# REQUIREMENT
Answer with nothing but a number: how many lines include the word "matplotlib"?

# COLLECTED DATA
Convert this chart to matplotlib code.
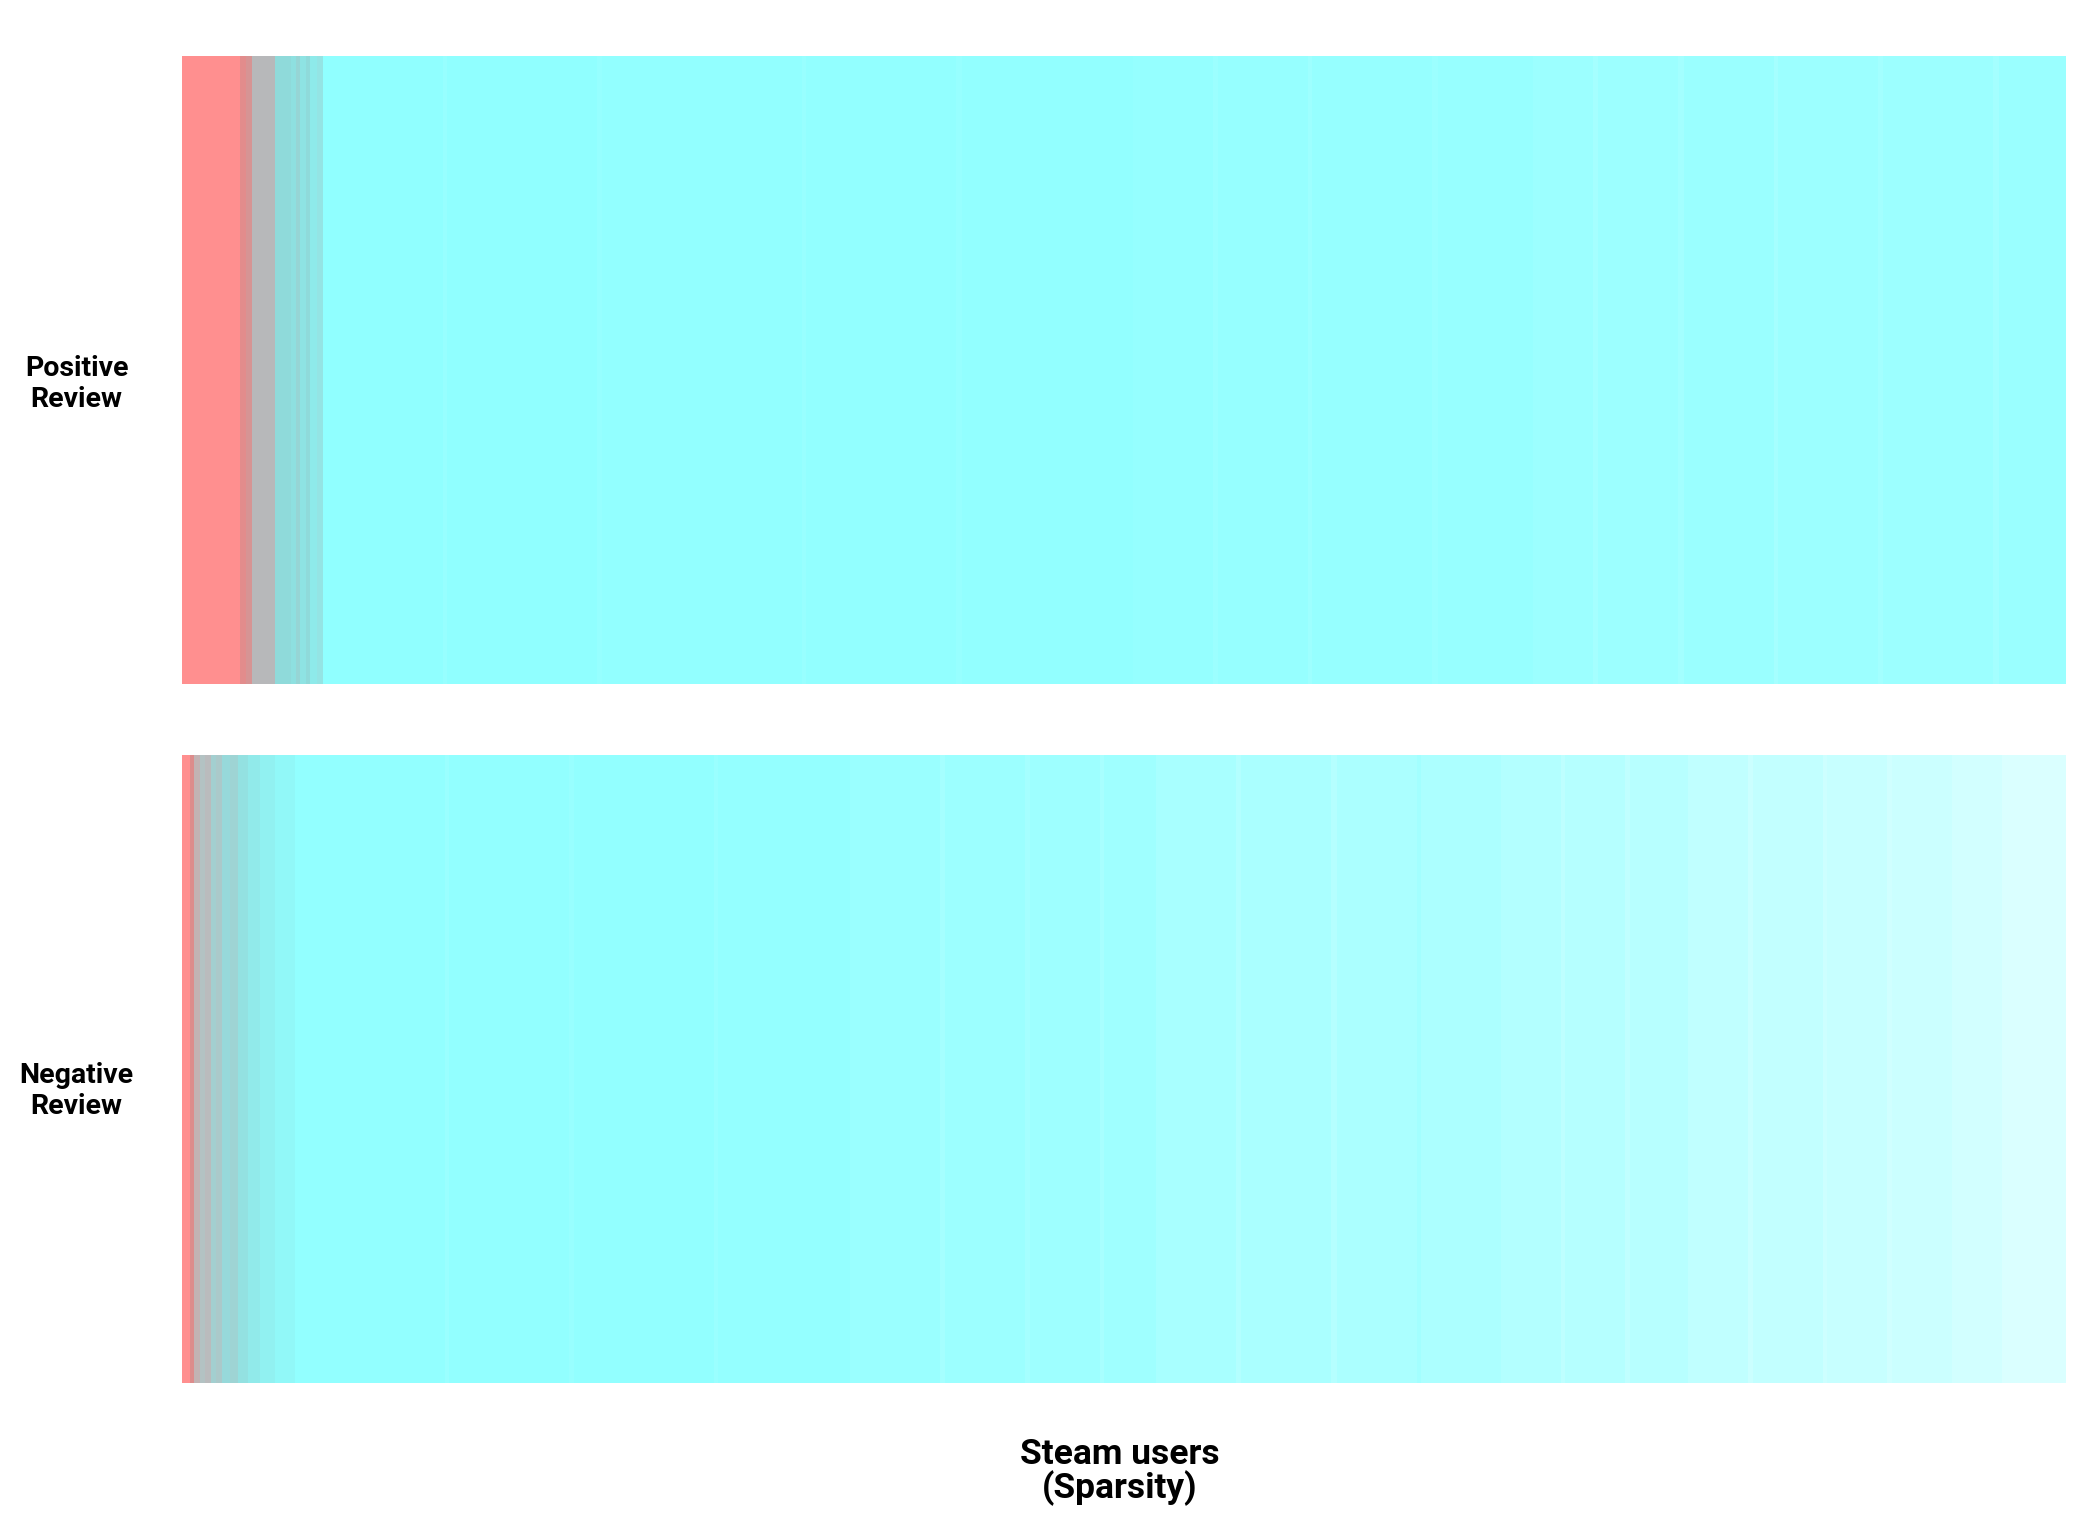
#! /usr/bin/env python3
import matplotlib.pyplot as plt
import numpy as np
from matplotlib.colors import LinearSegmentedColormap

plt.rcParams['font.family'] = ['Roboto', 'DejaVu Sans']

# each block: number of users, share of positive playtime (0 = red, 1 = cyan), opacity
pos_users = [58, 6, 6, 23, 16, 5, 4, 6, 4, 7, 6,
             120, 4, 150, 5, 200, 4, 150, 6, 170,
             80, 5, 90, 4, 120, 6, 95,
             60, 5, 80, 6, 90, 4, 100, 5, 110, 6, 67]
pos_share = [0.0, 0.22, 0.3, 0.5, 0.74, 0.78, 0.7, 0.8, 0.74, 0.85, 0.8,
             1.0, 1.0, 1.0, 1.0, 1.0, 1.0, 1.0, 1.0, 1.0,
             1.0, 1.0, 1.0, 1.0, 1.0, 1.0, 1.0,
             1.0, 1.0, 1.0, 1.0, 1.0, 1.0, 1.0, 1.0, 1.0, 1.0, 1.0]
pos_alpha = [1.0, 1.0, 1.0, 1.0, 1.0, 1.0, 1.0, 1.0, 1.0, 1.0, 0.95,
             0.99, 0.93, 0.99, 0.94, 0.98, 0.92, 0.98, 0.93, 0.97,
             0.95, 0.88, 0.94, 0.87, 0.94, 0.88, 0.93,
             0.89, 0.8, 0.88, 0.82, 0.9, 0.8, 0.88, 0.82, 0.89, 0.81, 0.9]

neg_users = [8, 4, 6, 5, 6, 5, 6, 8, 8, 10, 12, 15, 20,
             150, 4, 120, 5, 140, 4, 132,
             90, 5, 80, 5, 70, 4, 51,
             80, 5, 90, 6, 80, 4, 80,
             60, 4, 60, 5, 58,
             60, 5, 70, 4, 60, 5, 60, 50, 64]
neg_share = [0.0, 0.25, 0.45, 0.55, 0.5, 0.65, 0.6, 0.72, 0.68, 0.78, 0.85, 0.9, 0.95,
             1.0, 1.0, 1.0, 1.0, 1.0, 1.0, 1.0,
             1.0, 1.0, 1.0, 1.0, 1.0, 1.0, 1.0,
             1.0, 1.0, 1.0, 1.0, 1.0, 1.0, 1.0,
             1.0, 1.0, 1.0, 1.0, 1.0,
             1.0, 1.0, 1.0, 1.0, 1.0, 1.0, 1.0, 1.0, 1.0]
neg_alpha = [1.0, 1.0, 0.95, 0.95, 0.95, 0.95, 0.95, 0.95, 0.95, 0.96, 0.97, 0.98, 0.98,
             0.98, 0.9, 0.98, 0.92, 0.97, 0.9, 0.96,
             0.9, 0.8, 0.88, 0.8, 0.87, 0.78, 0.86,
             0.78, 0.68, 0.76, 0.66, 0.75, 0.82, 0.74,
             0.68, 0.58, 0.66, 0.56, 0.64,
             0.56, 0.46, 0.54, 0.44, 0.5, 0.42, 0.46, 0.4, 0.33]

rows = ["Positive\nReview", "Negative\nReview"]
users = [pos_users, neg_users]
shares = [pos_share, neg_share]
alphas = [pos_alpha, neg_alpha]

cmap = LinearSegmentedColormap.from_list('redcyan', [
    (0.0, '#ff8f8f'), (0.25, '#de8c8c'), (0.5, '#b8b8ba'),
    (0.75, '#8edcdc'), (1.0, '#8fffff')])

fig = plt.figure(figsize=(20.83, 15.34), dpi=100)
axes_pos = [[0.0874, 0.554, 0.904, 0.4094], [0.0874, 0.0984, 0.904, 0.4094]]
label_y = [0.7497, 0.2888]

for i in range(len(rows)):
    ax = fig.add_axes(axes_pos[i])
    t = np.repeat(shares[i], users[i])
    a = np.repeat(alphas[i], users[i])
    rgba = cmap(t)
    rgba[:, 3] = a
    ax.imshow(rgba[np.newaxis, :, :], aspect='auto', interpolation='nearest',
              extent=[0, len(t), 0, 1])
    ax.set_xlim(0, len(t))
    ax.set_axis_off()
    fig.text(0.0368, label_y[i], rows[i], ha='center', va='center',
             fontsize=20.5, fontweight='bold', linespacing=1.2)

fig.text(0.5377, 0.0404, "Steam users\n(Sparsity)", ha='center', va='center',
         fontsize=25.5, fontweight='bold', linespacing=1.0)

plt.savefig('out.png', dpi=100)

# RESPONSE TO THIS TASK
3